There were three siblings: a tall older brother, a middle-child sister, and a little brother. And they were trapped on some rural acreage with their emotionally abusive father and trying to escape.

They got their chance when he brought them to a pond there. They knew that there was a trapdoor leading away from the area. All they had to do was get time to get to it.

That turned out to be unnecessary, though, as their father left them alone to run a quick errand, and the children jumped into a cab. The old 80’s car took off, driving them deep into the city.

I became the girl, and helped point out passage through traffic. The cab wove expertly through the cars and neatly dodged a man standing in the middle of the ten-lane highway dressed like Ray Stanz of Ghostbusters–complete with pack–and smoking a cigar.

Not long after our flight began, the cabbie realized he was out of gas. We pulled over, much to my chagrin. The older brother was asking why he hadn’t filled up before, and the cabbie said something about only liking gas from this chain of gas stations, and not having passed one until now.

I felt that the abusive father was in pursuit and was very eager for us to get back on the road.

Finally the cabbie swiped his card in the machine, and all of a sudden words and numbers scrolled across a giant marquee. Some of them were “ARREST WARRANT” and “DRUGS”.

“The police are coming!” I said. “You’re wanted!”

“What for?”

“Drugs!”

We hurried to get back into the car as I turned over this new information in my mind. Maybe it wouldn’t be so bad if the police showed up, I thought. They could protect us from the abusive father.

We ended up stopped at a grand old hotel with a huge lobby. I had a flash of memory–the police would help us, all right, help us go back to our father. They wouldn’t listen. They’d think we were just naughty and didn’t want to be punished for it.

And then, somehow, I was the girl, except I was my age, and I was me. What happened to the girl and her brothers was in my memory, and I was back at the hotel, and I was somehow watching it.
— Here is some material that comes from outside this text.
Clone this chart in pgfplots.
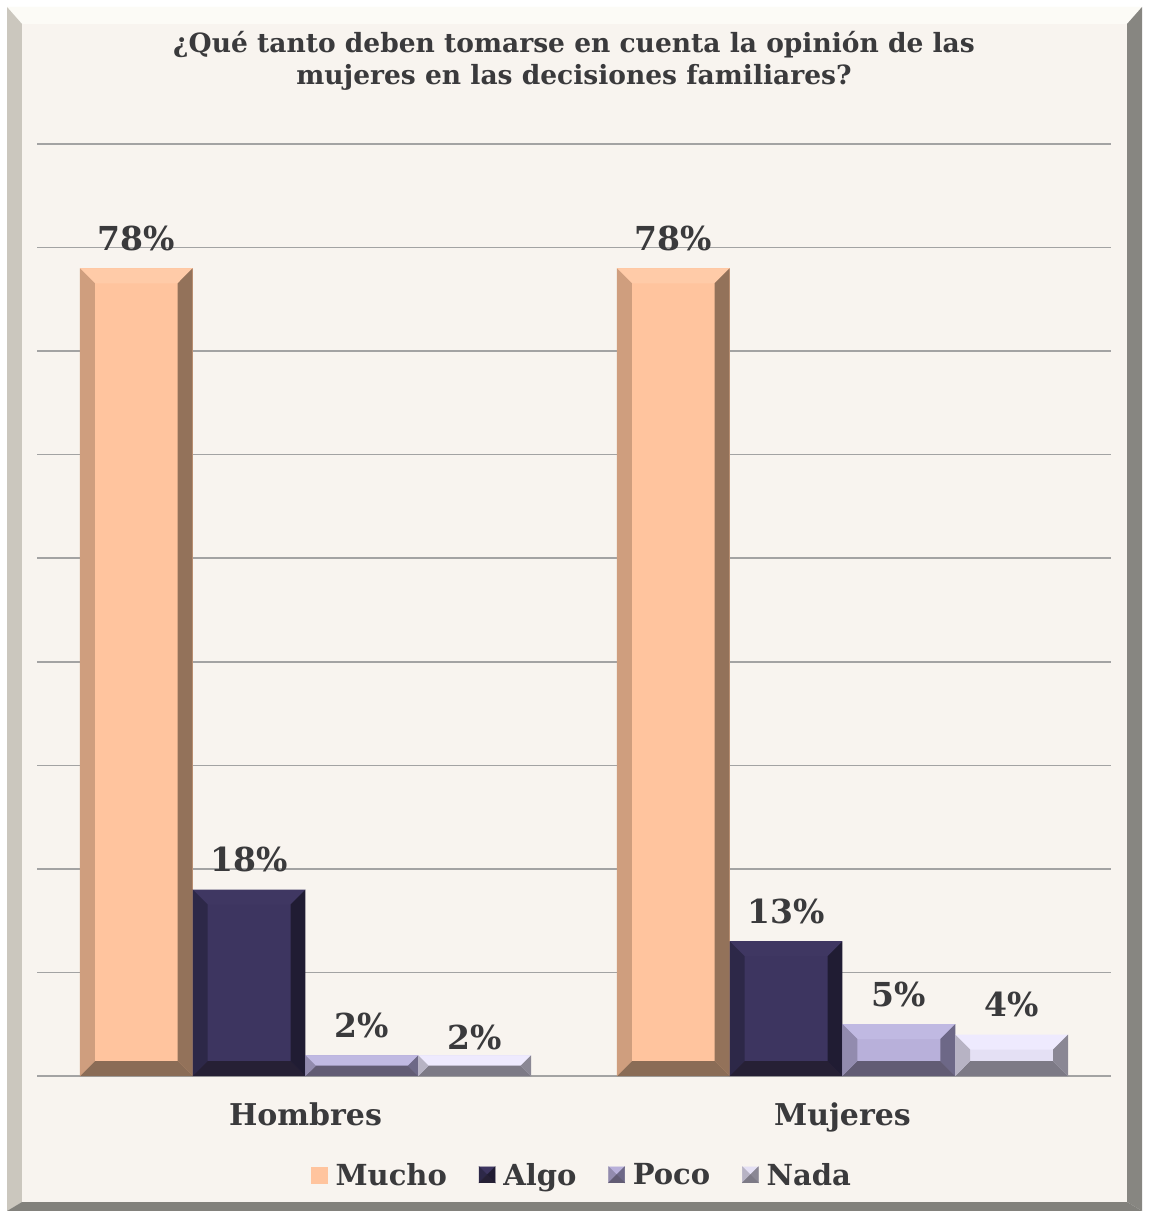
\documentclass[border=0pt]{standalone}
\usepackage{pgfplots}
\pgfplotsset{compat=1.18}
\usepackage{fontspec}
\setmainfont{DejaVu Serif}
\definecolor{txt}{HTML}{3A3A3C}
\definecolor{bg}{HTML}{F8F4EF}
\definecolor{gridc}{HTML}{A3A3A3}
\definecolor{frT}{HTML}{FCFBF6}
\definecolor{frL}{HTML}{CBC7BE}
\definecolor{frR}{HTML}{878681}
\definecolor{frB}{HTML}{82817C}
% Mucho
\definecolor{mF}{HTML}{FFC49E}\definecolor{mT}{HTML}{FFCBA8}\definecolor{mL}{HTML}{CF9E7E}\definecolor{mR}{HTML}{93725A}\definecolor{mB}{HTML}{8A6C56}
% Algo
\definecolor{aF}{HTML}{3D3560}\definecolor{aT}{HTML}{3F3762}\definecolor{aL}{HTML}{2D2848}\definecolor{aR}{HTML}{201C33}\definecolor{aB}{HTML}{262035}
% Poco
\definecolor{pF}{HTML}{B8B0DA}\definecolor{pT}{HTML}{C0B9E2}\definecolor{pL}{HTML}{928BAE}\definecolor{pR}{HTML}{6D6887}\definecolor{pB}{HTML}{625C74}
% Nada
\definecolor{nF}{HTML}{E4E0F4}\definecolor{nT}{HTML}{EEEAFE}\definecolor{nL}{HTML}{B7B3C4}\definecolor{nR}{HTML}{8A8794}\definecolor{nB}{HTML}{7D7A86}
\pgfplotsset{
  barp/.style={ybar, bar width=0.21, bar shift=0, fill=#1, draw=none, forget plot,
    nodes near coords={\pgfmathprintnumber[assume math mode=true]{\pgfplotspointmeta}\%},
    every node near coord/.append style={font=\bfseries\fontsize{33}{35}\selectfont, text=txt, yshift=14pt}},
  bev/.style={fill=#1, draw=none, forget plot},
}
\newcommand\legsq[4]{\fill[#1] (0pt,8pt)--(16pt,8pt)--(8pt,0pt)--cycle;
  \fill[#2] (0pt,-8pt)--(0pt,8pt)--(8pt,0pt)--cycle;
  \fill[#3] (16pt,-8pt)--(16pt,8pt)--(8pt,0pt)--cycle;
  \fill[#4] (0pt,-8pt)--(16pt,-8pt)--(8pt,0pt)--cycle;}
\begin{document}
\begin{tikzpicture}[x=1pt,y=1pt]
\path (0,0) rectangle (1149,1211);
\fill[white] (0,0) rectangle (1149,1211);
\fill[frT] (7,1204)--(1142,1204)--(1127,1187)--(22,1187)--cycle;
\fill[frL] (7,1204)--(22,1187)--(22,9)--(7,0)--cycle;
\fill[frR] (1142,1204)--(1142,0)--(1127,9)--(1127,1187)--cycle;
\fill[frB] (7,0)--(1142,0)--(1127,9)--(22,9)--cycle;
\fill[bg] (22,9) rectangle (1127,1187);
\node[font=\bfseries\fontsize{26.5}{32}\selectfont, text=txt, align=center] at (574,1150)
  {¿Qué tanto deben tomarse en cuenta la opinión de las\\mujeres en las decisiones familiares?};
\begin{axis}[at={(37pt,135pt)}, anchor=south west, scale only axis,
  width=1074pt, height=932pt, ymin=0, ymax=90, xmin=-0.5, xmax=1.5,
  axis line style={draw=none}, major tick length=0pt,
  ytick={0,10,...,90}, yticklabels={}, ymajorgrids,
  major grid style={color=gridc, line width=1.5pt},
  xtick={0,1}, xticklabels={Hombres,Mujeres},
  xticklabel style={font=\bfseries\fontsize{30}{32}\selectfont, text=txt, yshift=-23pt},
  legend columns=4,
  legend style={at={(0.5075,-0.106)}, anchor=center, draw=none, fill=none,
    font=\bfseries\fontsize{29}{32}\selectfont, text=txt,
    /tikz/every odd column/.append style={column sep=6pt},
    /tikz/every even column/.append style={column sep=30pt}},
  clip=false,
]
% faces
\addplot[barp=mF] coordinates {(-0.315,78)};
\addplot[barp=aF] coordinates {(-0.105,18)};
\addplot[barp=pF] coordinates {(0.105,2)};
\addplot[barp=nF, every node near coord/.append style={yshift=-12pt}] coordinates {(0.315,2)};
\addplot[barp=mF] coordinates {(0.685,78)};
\addplot[barp=aF] coordinates {(0.895,13)};
\addplot[barp=pF] coordinates {(1.105,5)};
\addplot[barp=nF] coordinates {(1.315,4)};
% bevels: Hombres Mucho [-0.42,-0.21] h=78
\addplot[bev=mT] coordinates {(-0.42,78)(-0.21,78)(-0.2379,76.552)(-0.3921,76.552)} --cycle;
\addplot[bev=mB] coordinates {(-0.42,0)(-0.21,0)(-0.2379,1.448)(-0.3921,1.448)} --cycle;
\addplot[bev=mL] coordinates {(-0.42,0)(-0.42,78)(-0.3921,76.552)(-0.3921,1.448)} --cycle;
\addplot[bev=mR] coordinates {(-0.21,0)(-0.21,78)(-0.2379,76.552)(-0.2379,1.448)} --cycle;
% Hombres Algo [-0.21,0] h=18
\addplot[bev=aT] coordinates {(-0.21,18)(0,18)(-0.0279,16.552)(-0.1821,16.552)} --cycle;
\addplot[bev=aB] coordinates {(-0.21,0)(0,0)(-0.0279,1.448)(-0.1821,1.448)} --cycle;
\addplot[bev=aL] coordinates {(-0.21,0)(-0.21,18)(-0.1821,16.552)(-0.1821,1.448)} --cycle;
\addplot[bev=aR] coordinates {(0,0)(0,18)(-0.0279,16.552)(-0.0279,1.448)} --cycle;
% Hombres Poco [0,0.21] h=2
\addplot[bev=pT] coordinates {(0,2)(0.21,2)(0.1907,1)(0.0193,1)} --cycle;
\addplot[bev=pB] coordinates {(0,0)(0.21,0)(0.1907,1)(0.0193,1)} --cycle;
\addplot[bev=pL] coordinates {(0,0)(0,2)(0.0193,1)} --cycle;
\addplot[bev=pR] coordinates {(0.21,0)(0.21,2)(0.1907,1)} --cycle;
% Hombres Nada [0.21,0.42] h=2
\addplot[bev=nT] coordinates {(0.21,2)(0.42,2)(0.4007,1)(0.2293,1)} --cycle;
\addplot[bev=nB] coordinates {(0.21,0)(0.42,0)(0.4007,1)(0.2293,1)} --cycle;
\addplot[bev=nL] coordinates {(0.21,0)(0.21,2)(0.2293,1)} --cycle;
\addplot[bev=nR] coordinates {(0.42,0)(0.42,2)(0.4007,1)} --cycle;
% Mujeres Mucho [0.58,0.79] h=78
\addplot[bev=mT] coordinates {(0.58,78)(0.79,78)(0.7621,76.552)(0.6079,76.552)} --cycle;
\addplot[bev=mB] coordinates {(0.58,0)(0.79,0)(0.7621,1.448)(0.6079,1.448)} --cycle;
\addplot[bev=mL] coordinates {(0.58,0)(0.58,78)(0.6079,76.552)(0.6079,1.448)} --cycle;
\addplot[bev=mR] coordinates {(0.79,0)(0.79,78)(0.7621,76.552)(0.7621,1.448)} --cycle;
% Mujeres Algo [0.79,1.0] h=13
\addplot[bev=aT] coordinates {(0.79,13)(1.0,13)(0.9721,11.552)(0.8179,11.552)} --cycle;
\addplot[bev=aB] coordinates {(0.79,0)(1.0,0)(0.9721,1.448)(0.8179,1.448)} --cycle;
\addplot[bev=aL] coordinates {(0.79,0)(0.79,13)(0.8179,11.552)(0.8179,1.448)} --cycle;
\addplot[bev=aR] coordinates {(1.0,0)(1.0,13)(0.9721,11.552)(0.9721,1.448)} --cycle;
% Mujeres Poco [1.0,1.21] h=5
\addplot[bev=pT] coordinates {(1.0,5)(1.21,5)(1.1821,3.552)(1.0279,3.552)} --cycle;
\addplot[bev=pB] coordinates {(1.0,0)(1.21,0)(1.1821,1.448)(1.0279,1.448)} --cycle;
\addplot[bev=pL] coordinates {(1.0,0)(1.0,5)(1.0279,3.552)(1.0279,1.448)} --cycle;
\addplot[bev=pR] coordinates {(1.21,0)(1.21,5)(1.1821,3.552)(1.1821,1.448)} --cycle;
% Mujeres Nada [1.21,1.42] h=4
\addplot[bev=nT] coordinates {(1.21,4)(1.42,4)(1.3921,2.552)(1.2379,2.552)} --cycle;
\addplot[bev=nB] coordinates {(1.21,0)(1.42,0)(1.3921,1.448)(1.2379,1.448)} --cycle;
\addplot[bev=nL] coordinates {(1.21,0)(1.21,4)(1.2379,2.552)(1.2379,1.448)} --cycle;
\addplot[bev=nR] coordinates {(1.42,0)(1.42,4)(1.3921,2.552)(1.3921,1.448)} --cycle;
% legend
\addlegendimage{legend image code/.code={\fill[mF] (0pt,-8pt) rectangle (16pt,8pt);}}
\addlegendimage{legend image code/.code={\legsq{aF}{aL}{aR}{aB}}}
\addlegendimage{legend image code/.code={\legsq{pF}{pL}{pR}{pB}}}
\addlegendimage{legend image code/.code={\legsq{nF}{nL}{nR}{nB}}}
\legend{Mucho,Algo,Poco,Nada}
\end{axis}
\end{tikzpicture}
\end{document}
It wasn’t just that I was remembering it, because I had a friend there, and as we watched a scene where a police officer gave us a speech about how lucky we were and how much our mother had given up to go away and find a job, I turned to that friend and said, “This all made a whole lot more sense when I was a kid.”

Then I was just exploring the beautiful lobby. I was there with a huge group of friends and family. We’d meant to just stop briefly on our way to something else, but it was late and we’d started to think it would be better to just spend the night there. I found a keychain-sized swipe card that said “Place Your Order”, and I knew it was meant to be used as credit in the hotel. I looked at some eyeshadow samples and brushed one of them–light purple–onto my wrist. And I saw a beautiful box in a display case with words embossed in gold script: “Tycho Brahe”. I desperately wanted to take a picture, and it was then that I remembered that I didn’t have my purse, which meant that I didn’t have my camera.

I was headed away to complain to my mother that I couldn’t take pictures when one of my friends said, “Happy Birthday!” I stood by a massive column at the front entrance of the hotel, gazing down the steps at my family beaming up at me.

“Thank you,” I said.

“I ordered you a chicken salad,” someone said, gesturing to where hotel orderlies were placing a large bowl on a cafe table back inside.

“That can be my birthday cake!” I replied cheerfully, but by the look on her face I could tell that I could expect a real cake, so I quickly said, “Or not.”